History is particularly important in central Europe. Looking out from our apartment I see so many symbols of Hungarian history that knowing something about their significance is an essential.

One of the key dates in the country's history is 1526, when the 'Turkish' army, the Ottoman Empire, crushed the Hungarian army at the Battle of Mohacs. That defeat left the Carpathian basin open and the Turks swept across the country, heading for Vienna.

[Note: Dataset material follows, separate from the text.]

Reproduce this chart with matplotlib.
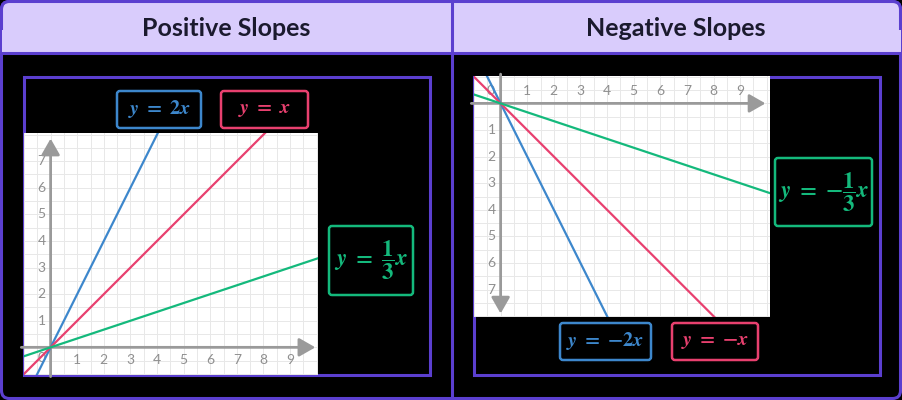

Anyway, last week we spent the weekend in Istanbul, and in our very limited time explored the big tourist sites, the Blue Mosque, the Hagy Sofya church/mosque/museum and the Topkapi Palace, the home of the Ottoman Sultans.
The Blue Mosque

Hagy Sofya
The interior of Hagy Sofya
 In there we learnt a little about the Turkish expansion from another perspective. The Battle of Mohacs represented the high point of Ottoman expansion into Europe. They were led by Sultan Suleyman the Magnificent, a strong and capable leader in all ways but one: he became obsessed by  one of the concubines in his harem, Roxelana. Against all custom and wise counsel he married Roxelana, and influenced by her promptly killed his first son and made Selim, his son by Roxelana, heir. Selim, and in turn his heirs, turned out to be pretty useless and the Ottoman Empire started its slow decline into decadence and collapse. They were pushed back out of Hungary by 1699 and the Empire finally ceased to exist in the 1920s.
A Bosphorus Bridge, Europe to Asia
It was therefore interesting to see the story of the Turks in Hungary from two perspectives. I'm sure it's not the only time in history when its course was changed by one man's inability to control the pressures in his trousers.